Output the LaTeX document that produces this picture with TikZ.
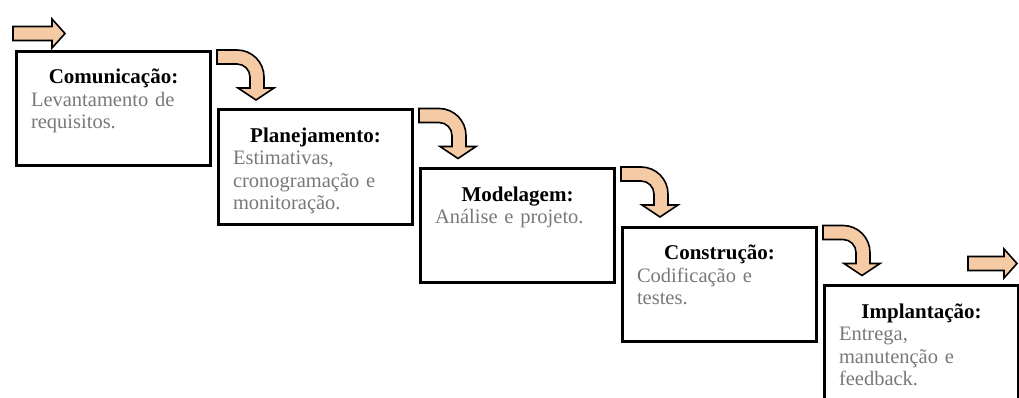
\documentclass[tikz,border=0pt]{standalone}
\usepackage{fontspec}
\setmainfont{Liberation Serif}
\usepackage{xcolor}
\usetikzlibrary{positioning,calc}

\definecolor{arrowfill}{RGB}{245,203,165}
\definecolor{bodygray}{RGB}{120,120,120}

\newcommand{\phase}[2]{{\centering\fontsize{21pt}{22.5pt}\selectfont\bfseries #1\par}{\color{bodygray}#2\par}}
\newcommand{\turnarrow}[1]{%
  \draw[blockarrow] ($(#1.north east)+(5,0)$) -- ++(20,0)
    arc[start angle=90,end angle=0,radius=27pt] -- ++(0,-11) -- ++(10,0)
    -- ++(-18,-12) -- ++(-18,12) -- ++(12,0) -- ++(0,11)
    arc[start angle=0,end angle=90,radius=13pt] -- ++(-20,0) -- cycle;}
\newcommand{\flatarrow}[2]{%
  \draw[blockarrow] (#1) -- ++(0,7) -- ++(#2,0) -- ++(0,7.5) -- ++(13,-14.5)
    -- ++(-13,-14.5) -- ++(0,7.5) -- ++(-#2,0) -- cycle;}

\begin{document}
\begin{tikzpicture}[
    x=1pt,y=1pt,
    box/.style={rectangle,draw,line width=3pt,minimum width=194pt,minimum height=114pt},
    phasetext/.style={text width=165pt,align=left,inner sep=0pt,font=\fontsize{20.5pt}{22.5pt}\selectfont},
    blockarrow/.style={draw=black,fill=arrowfill,line width=1.6pt,line join=miter}
]
\useasboundingbox (0,0) rectangle (1019,-398);

\node[box,anchor=north west] (comm) at (15,-50) {};
\node[box,right=5pt of comm.east,anchor=north west] (plan) {};
\node[box,right=5pt of plan.east,anchor=north west] (model) {};
\node[box,right=5pt of model.east,anchor=north west] (constr) {};
\node[box,right=5pt of constr.east,anchor=north west] (impl) {};

\node[phasetext,below=34pt of comm.north,anchor=base] (comm-txt)
  {\phase{Comunicação:}{Levantamento de\\requisitos.}};
\node[phasetext,below=34pt of plan.north,anchor=base] (plan-txt)
  {\phase{Planejamento:}{Estimativas,\\cronogramação e\\monitoração.}};
\node[phasetext,below=34pt of model.north,anchor=base] (model-txt)
  {\phase{Modelagem:}{Análise e projeto.}};
\node[phasetext,below=34pt of constr.north,anchor=base] (constr-txt)
  {\phase{Construção:}{Codificação e\\testes.}};
\node[phasetext,below=34pt of impl.north,anchor=base] (impl-txt)
  {\phase{Implantação:}{Entrega,\\manutenção e\\feedback.}};

\coordinate[above left=16.5pt and 2pt of comm.north west] (start);
\coordinate[above left=20.5pt and 52pt of impl.north east] (finish);

\flatarrow{start}{39}
\turnarrow{comm}
\turnarrow{plan}
\turnarrow{model}
\turnarrow{constr}
\flatarrow{finish}{36}
\end{tikzpicture}
\end{document}
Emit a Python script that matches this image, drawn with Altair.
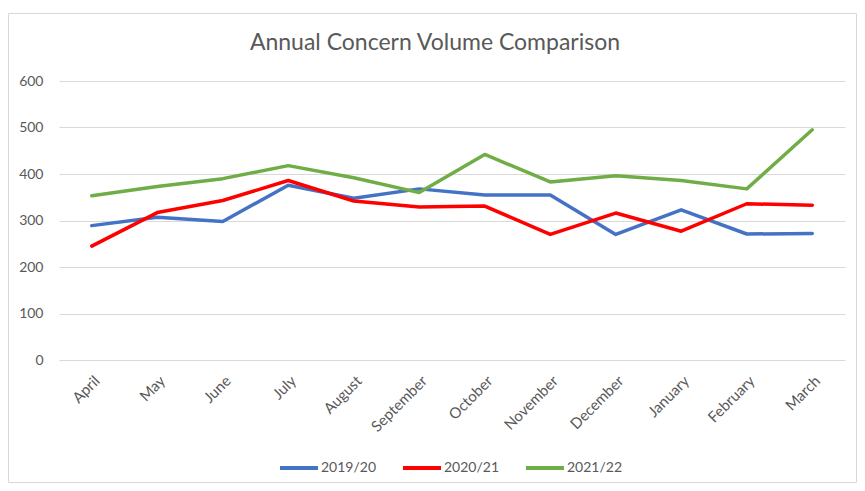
import altair as alt
import pandas as pd

months = ["April", "May", "June", "July", "August", "September",
          "October", "November", "December", "January", "February", "March"]
series_names = ["2019/20", "2020/21", "2021/22"]
v2019 = [289, 307, 298, 376, 348, 368, 355, 355, 270, 323, 271, 272]
v2020 = [245, 317, 343, 386, 342, 329, 331, 270, 316, 277, 336, 333]
v2021 = [353, 373, 390, 418, 392, 360, 442, 383, 396, 386, 368, 495]
colors = ["#4472C4", "#FF0000", "#70AD47"]
title_text = "Annual Concern Volume Comparison"

rows = []
for name, vals in zip(series_names, [v2019, v2020, v2021]):
    for m, v in zip(months, vals):
        rows.append({"Month": m, "Series": name, "Value": v})
df = pd.DataFrame(rows)

FONT = "Lato"
GREY = "#595959"

lines = alt.Chart(df).mark_line(strokeWidth=3.5, strokeCap="round", strokeJoin="round").encode(
    x=alt.X("Month:N", sort=months, title=None,
            axis=alt.Axis(labelAngle=-45, ticks=False, domain=False, grid=False,
                          labelPadding=13, labelFontSize=15, labelColor=GREY, labelFont=FONT)),
    y=alt.Y("Value:Q", title=None,
            scale=alt.Scale(domain=[0, 600], nice=False),
            axis=alt.Axis(values=[0, 100, 200, 300, 400, 500, 600], ticks=False, domain=False,
                          gridColor="#D9D9D9", gridWidth=1, labelPadding=16,
                          labelFontSize=14, labelColor=GREY, labelFont=FONT)),
    color=alt.Color("Series:N", sort=series_names,
                    scale=alt.Scale(domain=series_names, range=colors),
                    legend=alt.Legend(orient="none", legendX=219, legendY=366,
                                      direction="horizontal", title=None,
                                      symbolType="stroke", symbolSize=1444,
                                      symbolStrokeWidth=4, labelFontSize=14,
                                      labelColor=GREY, labelFont=FONT,
                                      columnPadding=18, labelOffset=1)),
    order=alt.Order("Series:N"),
)

title = alt.Chart(pd.DataFrame({"t": [title_text]})).mark_text(
    fontSize=23, font=FONT, color=GREY, align="center", baseline="alphabetic"
).encode(text="t:N", x=alt.value(376), y=alt.value(-31))

border = alt.Chart(pd.DataFrame({"a": [0]})).mark_rect(
    fill="transparent", stroke="#D9D9D9", strokeWidth=1
).encode(x=alt.value(-50.5), x2=alt.value(797.5), y=alt.value(-67.5), y2=alt.value(401.5))

chart = alt.layer(border, lines, title).properties(
    width=786, height=279,
    background="white",
    autosize=alt.AutoSizeParams(type="none"),
    padding={"left": 51, "top": 73, "right": 12, "bottom": 123},
).configure_view(stroke="transparent", strokeWidth=0)

chart.save("out.html", embed_options={"renderer": "svg", "actions": False})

TASK INSTRUCTIONS: Transcribe all of the records above character for character. Exclude the pictures.

CORRECT OUTPUT:
Output the LaTeX document that produces this picture with TikZ.
\documentclass[tikz,border=0pt]{standalone}
\usepackage{fontspec}
\setmainfont{Liberation Serif}
\usepackage{xcolor}
\usetikzlibrary{positioning,calc}

\definecolor{arrowfill}{RGB}{245,203,165}
\definecolor{bodygray}{RGB}{120,120,120}

\newcommand{\phase}[2]{{\centering\fontsize{21pt}{22.5pt}\selectfont\bfseries #1\par}{\color{bodygray}#2\par}}
\newcommand{\turnarrow}[1]{%
  \draw[blockarrow] ($(#1.north east)+(5,0)$) -- ++(20,0)
    arc[start angle=90,end angle=0,radius=27pt] -- ++(0,-11) -- ++(10,0)
    -- ++(-18,-12) -- ++(-18,12) -- ++(12,0) -- ++(0,11)
    arc[start angle=0,end angle=90,radius=13pt] -- ++(-20,0) -- cycle;}
\newcommand{\flatarrow}[2]{%
  \draw[blockarrow] (#1) -- ++(0,7) -- ++(#2,0) -- ++(0,7.5) -- ++(13,-14.5)
    -- ++(-13,-14.5) -- ++(0,7.5) -- ++(-#2,0) -- cycle;}

\begin{document}
\begin{tikzpicture}[
    x=1pt,y=1pt,
    box/.style={rectangle,draw,line width=3pt,minimum width=194pt,minimum height=114pt},
    phasetext/.style={text width=165pt,align=left,inner sep=0pt,font=\fontsize{20.5pt}{22.5pt}\selectfont},
    blockarrow/.style={draw=black,fill=arrowfill,line width=1.6pt,line join=miter}
]
\useasboundingbox (0,0) rectangle (1019,-398);

\node[box,anchor=north west] (comm) at (15,-50) {};
\node[box,right=5pt of comm.east,anchor=north west] (plan) {};
\node[box,right=5pt of plan.east,anchor=north west] (model) {};
\node[box,right=5pt of model.east,anchor=north west] (constr) {};
\node[box,right=5pt of constr.east,anchor=north west] (impl) {};

\node[phasetext,below=34pt of comm.north,anchor=base] (comm-txt)
  {\phase{Comunicação:}{Levantamento de\\requisitos.}};
\node[phasetext,below=34pt of plan.north,anchor=base] (plan-txt)
  {\phase{Planejamento:}{Estimativas,\\cronogramação e\\monitoração.}};
\node[phasetext,below=34pt of model.north,anchor=base] (model-txt)
  {\phase{Modelagem:}{Análise e projeto.}};
\node[phasetext,below=34pt of constr.north,anchor=base] (constr-txt)
  {\phase{Construção:}{Codificação e\\testes.}};
\node[phasetext,below=34pt of impl.north,anchor=base] (impl-txt)
  {\phase{Implantação:}{Entrega,\\manutenção e\\feedback.}};

\coordinate[above left=16.5pt and 2pt of comm.north west] (start);
\coordinate[above left=20.5pt and 52pt of impl.north east] (finish);

\flatarrow{start}{39}
\turnarrow{comm}
\turnarrow{plan}
\turnarrow{model}
\turnarrow{constr}
\flatarrow{finish}{36}
\end{tikzpicture}
\end{document}
Emit a Python script that matches this image, drawn with Altair.
import altair as alt
import pandas as pd

months = ["April", "May", "June", "July", "August", "September",
          "October", "November", "December", "January", "February", "March"]
series_names = ["2019/20", "2020/21", "2021/22"]
v2019 = [289, 307, 298, 376, 348, 368, 355, 355, 270, 323, 271, 272]
v2020 = [245, 317, 343, 386, 342, 329, 331, 270, 316, 277, 336, 333]
v2021 = [353, 373, 390, 418, 392, 360, 442, 383, 396, 386, 368, 495]
colors = ["#4472C4", "#FF0000", "#70AD47"]
title_text = "Annual Concern Volume Comparison"

rows = []
for name, vals in zip(series_names, [v2019, v2020, v2021]):
    for m, v in zip(months, vals):
        rows.append({"Month": m, "Series": name, "Value": v})
df = pd.DataFrame(rows)

FONT = "Lato"
GREY = "#595959"

lines = alt.Chart(df).mark_line(strokeWidth=3.5, strokeCap="round", strokeJoin="round").encode(
    x=alt.X("Month:N", sort=months, title=None,
            axis=alt.Axis(labelAngle=-45, ticks=False, domain=False, grid=False,
                          labelPadding=13, labelFontSize=15, labelColor=GREY, labelFont=FONT)),
    y=alt.Y("Value:Q", title=None,
            scale=alt.Scale(domain=[0, 600], nice=False),
            axis=alt.Axis(values=[0, 100, 200, 300, 400, 500, 600], ticks=False, domain=False,
                          gridColor="#D9D9D9", gridWidth=1, labelPadding=16,
                          labelFontSize=14, labelColor=GREY, labelFont=FONT)),
    color=alt.Color("Series:N", sort=series_names,
                    scale=alt.Scale(domain=series_names, range=colors),
                    legend=alt.Legend(orient="none", legendX=219, legendY=366,
                                      direction="horizontal", title=None,
                                      symbolType="stroke", symbolSize=1444,
                                      symbolStrokeWidth=4, labelFontSize=14,
                                      labelColor=GREY, labelFont=FONT,
                                      columnPadding=18, labelOffset=1)),
    order=alt.Order("Series:N"),
)

title = alt.Chart(pd.DataFrame({"t": [title_text]})).mark_text(
    fontSize=23, font=FONT, color=GREY, align="center", baseline="alphabetic"
).encode(text="t:N", x=alt.value(376), y=alt.value(-31))

border = alt.Chart(pd.DataFrame({"a": [0]})).mark_rect(
    fill="transparent", stroke="#D9D9D9", strokeWidth=1
).encode(x=alt.value(-50.5), x2=alt.value(797.5), y=alt.value(-67.5), y2=alt.value(401.5))

chart = alt.layer(border, lines, title).properties(
    width=786, height=279,
    background="white",
    autosize=alt.AutoSizeParams(type="none"),
    padding={"left": 51, "top": 73, "right": 12, "bottom": 123},
).configure_view(stroke="transparent", strokeWidth=0)

chart.save("out.html", embed_options={"renderer": "svg", "actions": False})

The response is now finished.